One thought on “Get it Right and Make it Count

  1. Mark

    Festering embarrassments. I love it!
    I think people knee-jerk that teachers are against testing. Like you, I’m not opposed to testing. In fact, I am “testing” in one way or another every day when I’m in front of class. Assessment is crucial for education, but assessment must be applied properly.
    Any teacher who went through teacher school can probably tell the policymakers that an assessment is only useful for measuring that which it was designed to measure, and only if administered in a relevant and authentic-as-possible context. My issue with using test scores to measure teacher effectiveness is ultimately rooted in the fact that these assessments were not designed to assess teacher effectiveness. These tests are aimed at assessing student knowledge and skills at a single point in time. Period. An assessment intended to assess teacher effectiveness would need to be (a) longitudinal within the same student sample in order to illustrate growth and (b) adequately consider the context in which the teacher teaches.

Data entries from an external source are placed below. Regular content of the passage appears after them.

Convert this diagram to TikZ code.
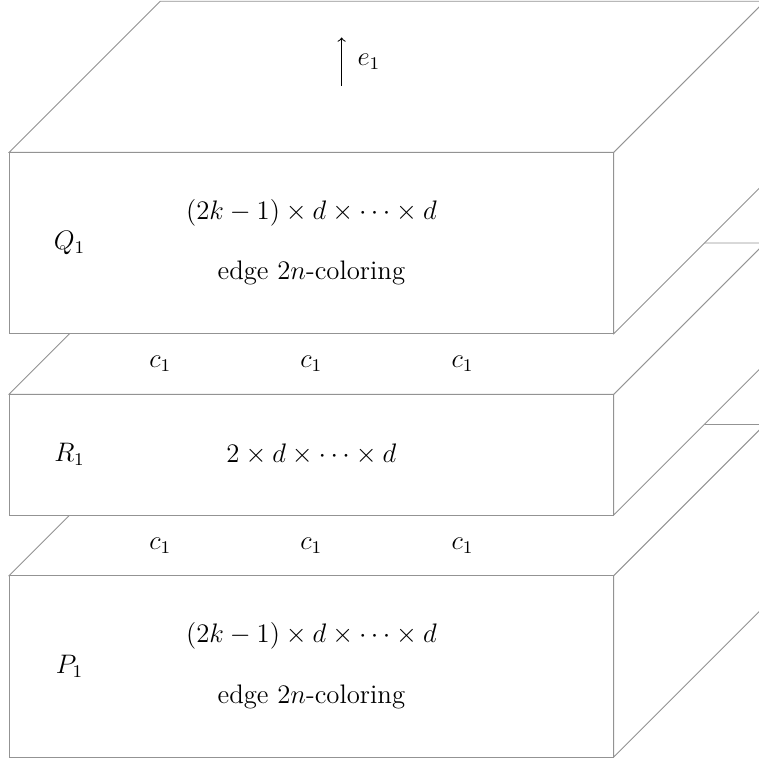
\documentclass[tikz,border=0pt]{standalone}
\begin{document}
\begin{tikzpicture}[
  slab/.style={draw=gray!85, fill=white, line join=miter},
  lbl/.style={inner sep=1pt, font=\large, scale=1.05, transform shape},
  axis/.style={-to, black, line width=0.5pt}
]
\useasboundingbox (-0.15,-0.083) rectangle (12.4,12.52);
\clip (-0.15,-0.083) rectangle (12.4,12.52);
% slabs drawn bottom to top: (y0,y1)
\foreach \ya/\yb in {0/3, 4/6, 7/10}{
  \path[slab] (10,\ya) -- (12.5,\ya+2.5) -- (12.5,\yb+2.5) -- (10,\yb) -- cycle;
  \path[slab] (0,\yb) -- (2.5,\yb+2.5) -- (12.5,\yb+2.5) -- (10,\yb) -- cycle;
  \path[slab] (0,\ya) rectangle (10,\yb);
}
% labels
\node[lbl] (Q) at (1,8.5) {$Q_1$};
\node[lbl] (Qa) at (5,9) {$(2k-1)\times d\times\cdots\times d$};
\node[lbl] (Qb) at (5,8) {edge $2n$-coloring};
\node[lbl] (R) at (1,5) {$R_1$};
\node[lbl] (Ra) at (5,5) {$2\times d\times\cdots\times d$};
\node[lbl] (P) at (1,1.5) {$P_1$};
\node[lbl] (Pa) at (5,2) {$(2k-1)\times d\times\cdots\times d$};
\node[lbl] (Pb) at (5,1) {edge $2n$-coloring};
\node[lbl] (c1) at (2.5,6.5) {$c_1$};
\node[lbl] (c2) at (5,6.5) {$c_1$};
\node[lbl] (c3) at (7.5,6.5) {$c_1$};
\node[lbl] (c4) at (2.5,3.5) {$c_1$};
\node[lbl] (c5) at (5,3.5) {$c_1$};
\node[lbl] (c6) at (7.5,3.5) {$c_1$};
% axis arrow
\coordinate (ea) at (5.5,11.1);
\coordinate (eb) at (5.5,11.9);
\draw[axis] (ea) -- (eb);
\node[lbl, anchor=west] (e) at (5.72,11.5) {$e_1$};
\end{tikzpicture}
\end{document}
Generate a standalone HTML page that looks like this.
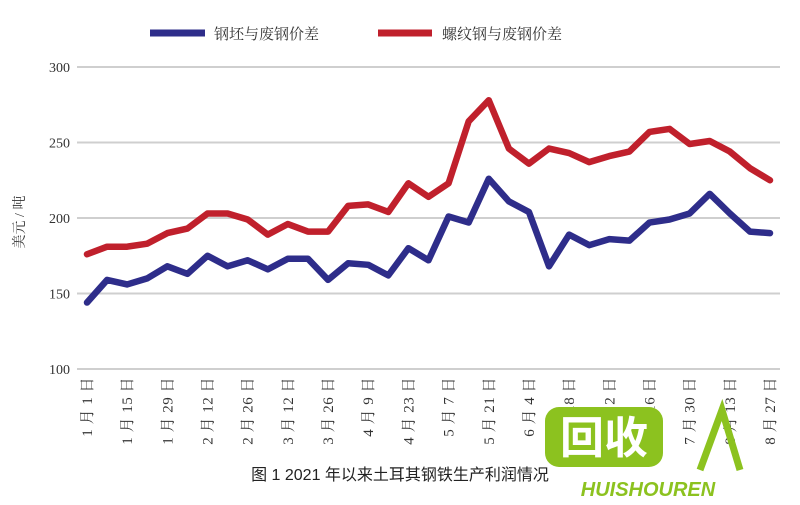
<!DOCTYPE html>
<html><head><meta charset="utf-8"><style>
body{margin:0;background:#fff;}
svg text{font-family:"Liberation Serif","Noto Serif CJK SC",serif;}
</style></head><body>
<svg id="c" width="800" height="500" viewBox="0 0 800 500" xmlns="http://www.w3.org/2000/svg">
<g id="grid"></g><g id="ylab"></g><g id="xlab"></g><g id="lines"></g>
<g>
<line x1="150" y1="33" x2="205" y2="33" stroke="#2e2d8a" stroke-width="7"/>
<text x="214" y="39" font-size="15" fill="#333">钢坯与废钢价差</text>
<line x1="378" y1="33" x2="432" y2="33" stroke="#c0202c" stroke-width="7"/>
<text x="442" y="39" font-size="15" fill="#333">螺纹钢与废钢价差</text>
</g>
<text transform="translate(24,222) rotate(-90)" text-anchor="middle" font-size="14" fill="#333">美元 / 吨</text>
<text x="400" y="480" text-anchor="middle" font-size="16" fill="#222" style="font-family:'Liberation Sans','Noto Sans CJK SC',sans-serif">图 1  2021 年以来土耳其钢铁生产利润情况</text>
<g>
<rect x="545" y="407" width="118" height="60" rx="14" fill="#8cc21f"/>
<text x="604" y="453" text-anchor="middle" font-size="44" font-weight="bold" fill="#fff" style="font-family:'Noto Sans CJK SC',sans-serif">回收</text>
<path d="M700 470 L722 410 L740 470" fill="none" stroke="#8cc21f" stroke-width="7"/>
<text x="648" y="496" text-anchor="middle" font-size="20" font-weight="bold" font-style="italic" fill="#8cc21f" style="font-family:'Liberation Sans',sans-serif">HUISHOUREN</text>
</g>
</svg>
<script>
const yTicks=[100,150,200,250,300];
const xLabels=["1 月 1 日","1 月 15 日","1 月 29 日","2 月 12 日","2 月 26 日","3 月 12 日","3 月 26 日","4 月 9 日","4 月 23 日","5 月 7 日","5 月 21 日","6 月 4 日","6 月 18 日","7 月 2 日","7 月 16 日","7 月 30 日","8 月 13 日","8 月 27 日"];
const rebar=[176,181,181,183,190,193,203,203,199,189,196,191,191,208,209,204,223,214,223,264,278,246,236,246,243,237,241,244,257,259,249,251,244,233,225];
const billet=[144,159,156,160,168,163,175,168,172,166,173,173,159,170,169,162,180,172,201,197,226,211,204,168,189,182,186,185,197,199,203,216,203,191,190];
const NS="http://www.w3.org/2000/svg";
const y=v=>369-(v-100)*302/200;
const x=i=>87+i*(770-87)/34;
function mk(t,a,p){const e=document.createElementNS(NS,t);for(const k in a)e.setAttribute(k,a[k]);p.appendChild(e);return e;}
const g=document.getElementById('grid'),yl=document.getElementById('ylab'),xl=document.getElementById('xlab'),ln=document.getElementById('lines');
yTicks.forEach(v=>{
 const l=mk('line',{x1:77,x2:780,y1:y(v),y2:y(v),stroke:'#cfcfcf','stroke-width':2},g);
 
 
 const t=mk('text',{x:70,y:y(v)+5,'text-anchor':'end','font-size':14,fill:'#333'},yl);t.textContent=v;
 
 
});
xLabels.forEach((s,k)=>{
 const px=x(k*2);
 const t=mk('text',{transform:`translate(${px+5},377) rotate(-90)`,'text-anchor':'end','font-size':15,'letter-spacing':'0.5',fill:'#333'},xl);t.textContent=s;
 
 
});
[[billet,'#2e2d8a','billet-line'],[rebar,'#c0202c','rebar-line']].forEach(([d,c,n])=>{
 const p=mk('polyline',{points:d.map((v,i)=>x(i)+','+y(v)).join(' '),fill:'none',stroke:c,'stroke-width':6.5,'stroke-linejoin':'round','stroke-linecap':'round'},ln);
 
 
});
</script>
</body></html>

    When I plan my kids’ doctor appointments or other times I must miss school, I usually plan those days to be “test” days, since tests are easy for subs to administer. The sub is in the room when the kids take the test, but the sub’s performance should not be measured by the students’ performance on the test. Similarly, a kid’s performance on a single assessment is no more a measure of my capacity as a teacher than those tests administered in my absence are a measure of a sub’s effectiveness. Kids perform on snapshot assessments as a result not of my teaching but as a result of the culmination of all the teachers they have had. Should I take credit for the fact that the 8th grade teachers sent me a bunch of awesome kids this year? Should I take the blame when the kids I get advance from 4th grade to 9th grade reading level but still don’t quite get to 10th grade reading level by the 10th grade test…despite my gains with them?